Friends of the High Line debuted Francis Cape’s The Other End of the Line, a major public art installation in the form of a previously occupied residential trailer installed on the Gansevoort Plaza, located at the northwest corner of Gansevoort and Washington Streets, on Friday, October 22, 2010.
Many members of ARTKABINETT social network of fine art collectors have walked this fantastic space during New York gallery and art fair visits.
Cape transformed the trailer, which was previously occupied in Sullivan County, NY, into a public exhibition space featuring artworks by upstate New York artists.
This is the first public art installation in New York City for Cape, who also hails from upstate New York.
He took inspiration from the High Line’s history as a freight train conduit that once transported raw materials and manufactured goods between upstate New York and New York City.
Working with guest curator Ian Berry, Curator of the Tang Teaching Museum at Skidmore College in Saratoga Springs, Cape’s selected artists and their works focus on themes of locality and transience.
Trained as a carpenter and fine wood worker, Francis Cape previously focused on meticulous wood constructions that emphasized clean lines, minimalist beauty, and sound craftsmanship.
The focus of his artwork took a dramatic shift following a visit to New Orleans in 2005, just two months after Hurricane Katrina.

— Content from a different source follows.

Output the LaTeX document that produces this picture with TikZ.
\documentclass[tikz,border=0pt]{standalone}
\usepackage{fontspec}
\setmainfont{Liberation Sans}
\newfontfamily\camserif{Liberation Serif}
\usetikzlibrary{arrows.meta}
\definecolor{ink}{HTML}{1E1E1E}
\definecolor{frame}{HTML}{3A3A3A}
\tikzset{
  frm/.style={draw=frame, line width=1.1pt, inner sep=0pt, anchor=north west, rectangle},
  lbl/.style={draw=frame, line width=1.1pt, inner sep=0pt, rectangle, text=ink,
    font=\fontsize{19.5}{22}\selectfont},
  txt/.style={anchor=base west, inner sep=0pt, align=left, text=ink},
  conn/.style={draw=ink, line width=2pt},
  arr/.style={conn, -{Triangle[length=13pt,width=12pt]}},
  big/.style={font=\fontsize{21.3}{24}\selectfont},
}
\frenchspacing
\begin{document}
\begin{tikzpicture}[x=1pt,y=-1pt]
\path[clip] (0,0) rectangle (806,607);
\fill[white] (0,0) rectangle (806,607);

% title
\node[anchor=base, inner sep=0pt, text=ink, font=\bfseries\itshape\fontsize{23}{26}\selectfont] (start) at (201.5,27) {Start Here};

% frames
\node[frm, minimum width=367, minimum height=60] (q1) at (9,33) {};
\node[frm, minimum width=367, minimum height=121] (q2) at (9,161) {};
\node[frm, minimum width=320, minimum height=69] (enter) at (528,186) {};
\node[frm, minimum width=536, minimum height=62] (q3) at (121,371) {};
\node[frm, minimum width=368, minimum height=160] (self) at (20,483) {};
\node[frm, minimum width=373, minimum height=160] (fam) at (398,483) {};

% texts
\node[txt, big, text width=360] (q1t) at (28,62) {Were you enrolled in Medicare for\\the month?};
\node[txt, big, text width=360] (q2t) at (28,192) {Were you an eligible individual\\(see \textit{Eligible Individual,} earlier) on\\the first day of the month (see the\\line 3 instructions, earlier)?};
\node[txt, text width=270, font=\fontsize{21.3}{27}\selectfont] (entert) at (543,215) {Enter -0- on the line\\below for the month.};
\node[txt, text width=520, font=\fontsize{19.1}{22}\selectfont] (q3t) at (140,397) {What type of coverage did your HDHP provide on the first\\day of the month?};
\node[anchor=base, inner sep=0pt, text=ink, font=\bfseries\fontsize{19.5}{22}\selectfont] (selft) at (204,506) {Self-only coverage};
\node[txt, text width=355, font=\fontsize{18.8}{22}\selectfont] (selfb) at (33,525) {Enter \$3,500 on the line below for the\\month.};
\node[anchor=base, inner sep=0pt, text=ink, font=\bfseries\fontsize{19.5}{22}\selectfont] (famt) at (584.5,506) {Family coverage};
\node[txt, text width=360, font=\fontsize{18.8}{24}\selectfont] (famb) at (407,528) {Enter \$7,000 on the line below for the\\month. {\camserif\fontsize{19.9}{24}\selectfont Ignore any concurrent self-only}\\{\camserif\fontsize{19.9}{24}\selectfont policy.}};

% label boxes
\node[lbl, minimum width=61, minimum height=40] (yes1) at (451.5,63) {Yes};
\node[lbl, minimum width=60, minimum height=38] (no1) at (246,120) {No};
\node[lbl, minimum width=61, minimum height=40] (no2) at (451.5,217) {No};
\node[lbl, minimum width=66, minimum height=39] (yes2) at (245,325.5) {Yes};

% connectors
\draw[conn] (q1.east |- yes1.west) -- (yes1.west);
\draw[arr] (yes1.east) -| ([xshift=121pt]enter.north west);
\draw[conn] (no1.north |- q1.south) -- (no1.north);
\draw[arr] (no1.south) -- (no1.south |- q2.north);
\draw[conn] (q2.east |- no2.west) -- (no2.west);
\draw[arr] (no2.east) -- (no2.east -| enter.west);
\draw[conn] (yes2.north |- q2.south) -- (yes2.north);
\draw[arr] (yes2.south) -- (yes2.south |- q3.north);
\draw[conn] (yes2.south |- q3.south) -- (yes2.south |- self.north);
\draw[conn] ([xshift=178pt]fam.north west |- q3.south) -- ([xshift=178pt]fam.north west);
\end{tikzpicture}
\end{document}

After witnessing the destruction of lives, buildings, and an entire city’s infrastructure, the artist turned to a combination of photography and construction, and began exploring themes of rescue and recovery efforts, social neglect, and design for living.
Cape’s use of a trailer home for The Other End of the Line is intended to question transience, permanence, and mobility, as well as how and where people live, and how and where art is shown.
Also at play in the work are certain assumptions about upstate New York, New York City, and their relationship, for example, the idea that upstate is the predetermined realm of agricultural production, while downstate is the cultural center.
“Francis Cape’s work explores how structures for living influence and reflect a variety of social and economic conditions. He engages with the ways that trailer design suggests transience and mobility, and yet they are often used like houses ‐‐ stationary and fixed,” said Lauren Ross, Donald R. Mullen, Jr. Curator and Director of Arts Programs at Friends of the High Line.
“The title, The Other End of the Line, is open to interpretation. It might suggest the terminal destination on a journey, or a view onto the various ways in which people live in our state.”
The interior of the trailer will house a group exhibition of works in a wide range of mediums by artists based in upstate New York, including Michael Ashkin, Kenji Fujita, Richard Garrison, DeWitt Godfrey, Matt Harle, Chris Harvey, Margo Mensing, Rebecca Murtaugh, Michael Oatman, Gina Occhiogrosso, Ken Ragsdale, Nancy Shaver, and Alfonso Volo.
In his selections, guest curator Ian Berry was not only concerned with finding artists who live outside the urban areas, but those whose work captures the particular conditions of life in upstate New York.
“These artists use everyday things like shopping circulars, parking lots, targets from shooting ranges, prison architecture, and outmoded industries as sources. This range of eccentric sources can together form a strange picture of what might be found looking out the windows of this trailer home,” said guest curator Ian Berry.
“Our choices are focused on works that reference the built environment that surrounds them ‐ not so much the natural environment sometimes thought of when imagining upstate vistas.
The details of the cities and towns that these artists call home are much more varied than the utopian countryside pictured in 19th century paintings ‐ it is a place filled with potent details of a more modern history. A history told through economic and political shifts, with long family histories and breaks with tradition. All the works reveal a creative re‐forming of regional materials to tell decidedly unique stories.”
The Other End of the Line is the latest exhibit in High Line Art, a program by Friends of the High Line that commissions innovative, temporary artworks that provide park visitors with a unique, enriching experience and introduce contemporary artists to a wide audience.
More than three million visitors have come to the High Line since it opened in June 2009.
Other artworks currently on view include pieces by Spencer Finch, Richard Galpin, Valerie Hegarty, and Stephen Vitiello.